I think pointing out the positive to negative ratio is really key to this article as it helps ensure the guidance is not taken out of context. Thanks for putting that in. Is that accuracy to the 4th decimal place real?
Thanks James,
I couldn’t agree more. I see leadership teams that keep focusing on negatives and then they wonder why their environement seems negative. Doh!
The decimal is accurate. But there is more to the story. It actually takes more than 3 to 1 positive to negative when it comes to romance… that’s more like 5 to 1!
I first saw the number in Daniel Pinks book ” To Sell is Human” then I checked it out… the number is a link to the article.
Thanks for all you do for leaders!
One aspect that it often overlooked (IMO) about the + to – feedback ratio is the power of positive reinforcement. First though, let’s be clear that both + and – feedback need to be specific, meaningful, coach-able, and provided in timely fashion (in other words, “good job!” and “atta boy/girl!” do NOT count!)

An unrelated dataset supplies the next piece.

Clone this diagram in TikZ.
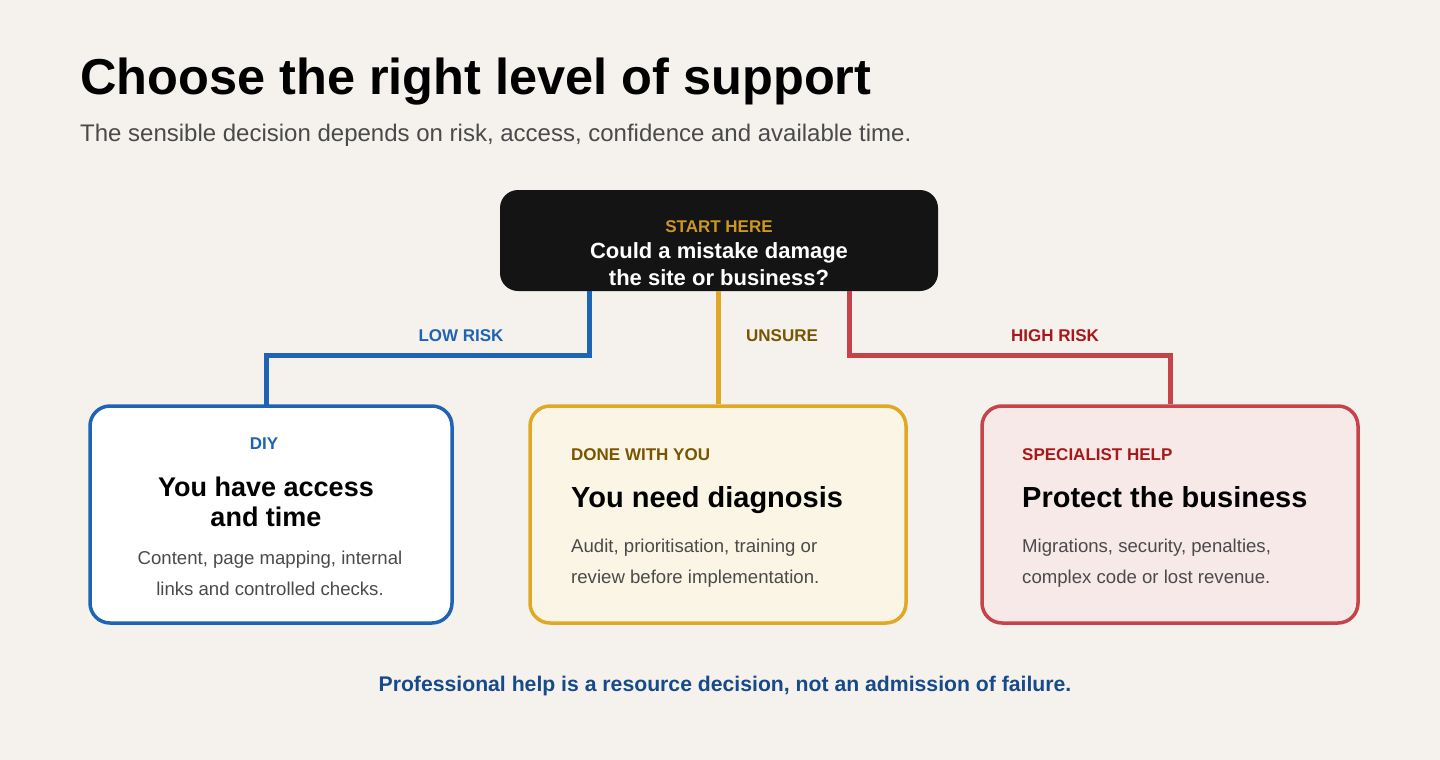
\documentclass[tikz,border=0pt]{standalone}
\usepackage{fontspec}
\setmainfont{Liberation Sans}
\begin{document}
\definecolor{bg}{HTML}{F5F2EE}
\definecolor{cblue}{HTML}{1F63B5}
\definecolor{cgold}{HTML}{E0A825}
\definecolor{cred}{HTML}{C4444A}
\definecolor{dgold}{HTML}{7A5500}
\definecolor{dred}{HTML}{A81818}
\definecolor{gtext}{HTML}{4A4A4A}
\definecolor{navy}{HTML}{164A8A}
\begin{tikzpicture}[x=1pt,y=-1pt,
  box/.style={draw,line width=3.5pt,rounded corners=20pt,minimum height=217pt,inner sep=0pt},
  conn/.style={line width=5pt},
  tag/.style={font=\fontsize{17}{20}\selectfont\bfseries},
  head/.style={font=\fontsize{29}{30}\selectfont\bfseries},
  body/.style={font=\fontsize{18.6}{31}\selectfont,text=gtext}]
\fill[bg] (0,0) rectangle (1440,760);
\useasboundingbox (0,0) rectangle (1440,760);
\node[anchor=base west,inner sep=0,font=\fontsize{50.5}{56}\selectfont\bfseries] (title) at (80,94) {Choose the right level of support};
\node[anchor=base west,inner sep=0,font=\fontsize{24}{26}\selectfont,text=gtext] (sub) at (80,141) {The sensible decision depends on risk, access, confidence and available time.};
% start
\node[fill=black!92,rounded corners=18pt,minimum width=438pt,minimum height=101pt,inner sep=0] (start) at (719,240.5) {};
\node[tag,text=cgold!90!black,anchor=base] (st) at (719,232) {START HERE};
\node[anchor=base,text=white,align=center,font=\fontsize{22}{27}\selectfont\bfseries] (sq) at (719,285) {Could a mistake damage\\the site or business?};
% boxes
\node[box,fill=white,draw=cblue,minimum width=362pt] (diy) at (271,514.5) {};
\node[box,fill=cgold!12!white,draw=cgold,minimum width=376pt] (dwy) at (718,514.5) {};
\node[box,fill=cred!12!white,draw=cred,minimum width=376pt] (sh) at (1170,514.5) {};
% connectors
\coordinate (b1) at (589,291);\coordinate (b2) at (718,291);\coordinate (b3) at (849,291);
\draw[conn,cblue] (b1) -- (589,355) -- (266,355) -- (266,405);
\draw[conn,cgold] (b2) -- (dwy.north);
\draw[conn,cred] (b3) -- (849,355) -- (1170,355) -- (sh.north);
\node[tag,text=cblue,anchor=base] (l1) at (461,341) {LOW RISK};
\node[tag,text=dgold,anchor=base] (l2) at (782,341) {UNSURE};
\node[tag,text=dred,anchor=base] (l3) at (1055,341) {HIGH RISK};
% diy text
\node[tag,text=cblue,anchor=base] (t1) at (264,449) {DIY};
\node[head,anchor=base,align=center,font=\fontsize{27}{30}\selectfont\bfseries] (h1) at (266,526) {You have access\\and time};
\node[body,anchor=base,align=center] (d1) at (270,595) {Content, page mapping, internal\\links and controlled checks.};
% dwy text
\node[tag,text=dgold,anchor=base west,inner sep=0] (t2) at (571,460) {DONE WITH YOU};
\node[head,anchor=base west,inner sep=0] (h2) at (571,507) {You need diagnosis};
\node[body,anchor=base west,inner sep=0,align=left] (d2) at (571,583) {Audit, prioritisation, training or\\review before implementation.};
% sh text
\node[tag,text=dred,anchor=base west,inner sep=0] (t3) at (1022,460) {SPECIALIST HELP};
\node[head,anchor=base west,inner sep=0] (h3) at (1022,507) {Protect the business};
\node[body,anchor=base west,inner sep=0,align=left] (d3) at (1022,583) {Migrations, security, penalties,\\complex code or lost revenue.};
\node[anchor=base,text=navy,font=\fontsize{21.2}{24}\selectfont\bfseries] (foot) at (725,691) {Professional help is a resource decision, not an admission of failure.};
\end{tikzpicture}
\end{document}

Positive feedback builds the relationship. The relationship is what allows for candor. If you care for me and my professional growth, and manifest your concern by your specific, meaningful positive feedback, then you’ve built the cred with me to provide critical feedback. I’ll listen raptly to what you have to say, even if it’s hard to hear. More than that, because the relationship has been built, chances are good that I will disclose my own critical feedback before you do (because it’s safe to do so), and will likely be harsher on myself than you will be. Or, I will *ask* for your specific critical feedback because you’ve shown yourself to be a thoughtful, observant person who cares about my growth.
Either way, we both win bigger. And that’s a good thing!
Thanks Missy,
I think the idea that feedback is about more than productivity is powerful… “Positive feedback builds the relationship” KaChing!
Dan, I particularly like the “Begin gently, but work persistently” tip. So many times I have seen people with legitimate and valuable criticism drain all of the passion and enthusiasm out of someone else through so-called candor. Even for people with some degree of self awareness, it can be difficult on either end of that exchange. On the one hand, “How do I deliver these ideas in a supportive way?” and on the other avoid the gorilla brain and accept the content rather than the manner. As always, thanks.
Thanks bimuse,
It is so easy to drain someone enthusiasm…and when we do that, what do we end up with? Thanks for sharing your insights.
In my thirty years of working personally with leaders including Elizabeth Dole and Robert Reich, I find the majority are not “nursemaids” or “jerks.” But many are ignorant, and also afraid of being open and honest. They fear vulnerability and a perceived loss of power, or the embarrassment of revealing that they simply don’t know how to be candid in positive ways.
The competent leaders combine rich awareness, with constructive intentions. They want the flow of candid communication to be two-way. Once, after a very important presentation to key USDOL leadership by a HBS professor, I was leaving the event, when Secretary Reich and his staff happened to come around the corner towards me. Although I was not directly involved in this project, the Secretary stopped and asked me very quietly “how did this go today?” He was being candid, and sincerely wanted the same in return.
Thanks Bruce,
What a great addition to the conversation. How many times have I been sincere but ignorant. I wish sincerity was enough but it’s only the beginning. Cheers
Another great one, Thanks ; O).
Sometimes brutally honest is the only way people will here.
God bless
Kymee
I hate when that happens… 🙂
Honest candor is absolutley nessasary for the sucsessful leader. I agree Dan that those who begin conversation with “I’m going to be totally honest”, generally have negative intentions. If the point of your candor is to bring an individuals inability to deliver to thier attention it must be done so with the intention of building the individual up, NOT tear them down. These converstions should leave your people with clear direction and obtainable goals, that once reached, are acknowledged with praise, “a sincere atta-boy”! Never, never,never, ingage in critisism. If you want to create division and ill feelings in your people that can last a lifetime, simply indulge in a little stinging critisism. These moments are actually great opportunities to show and tell your people you have faith and confidence in them, NOT club them to death with your impressive authority. No one wants to work for an opressive ogor.
Thanks Steve,
I feel your passion and appreciate your insight. Perhaps we could think of this as correcting behavior and encouraging the person.
YOu put a powerfully positive orientation on a challenging topic.
I’ve definitely experienced the “candor as brutality” factor at work, it is a very tough thing to deal with!
So true Eileen. Sometimes we end up hurting ourselves because we can’t get over it. Best wishes
There’s a simple approach to candor (which is essential in leadership). Clarify what you want to be candid about, but do not enter into too many details. Ask people what they heard you saying. Then define what needs to be different and better and ask the recipients of the candor what they can do to contribute to the improvement. There’s no point in candor if they are not going to engage in the candor and the solution.
Thanks Alan,
I appreciate your insight and clarity. Having a solution orientation guides candor… that should be on the “How to institute candor” list.
Candor is a two way street. Only a strong, brave and humble leader can appreciate true candor
Bingo! You added three essential leadership qualities.
A sure sign of a jerk is when they start by saying “don’t take it personally, but…”. Of course I take it personally, I care about my work.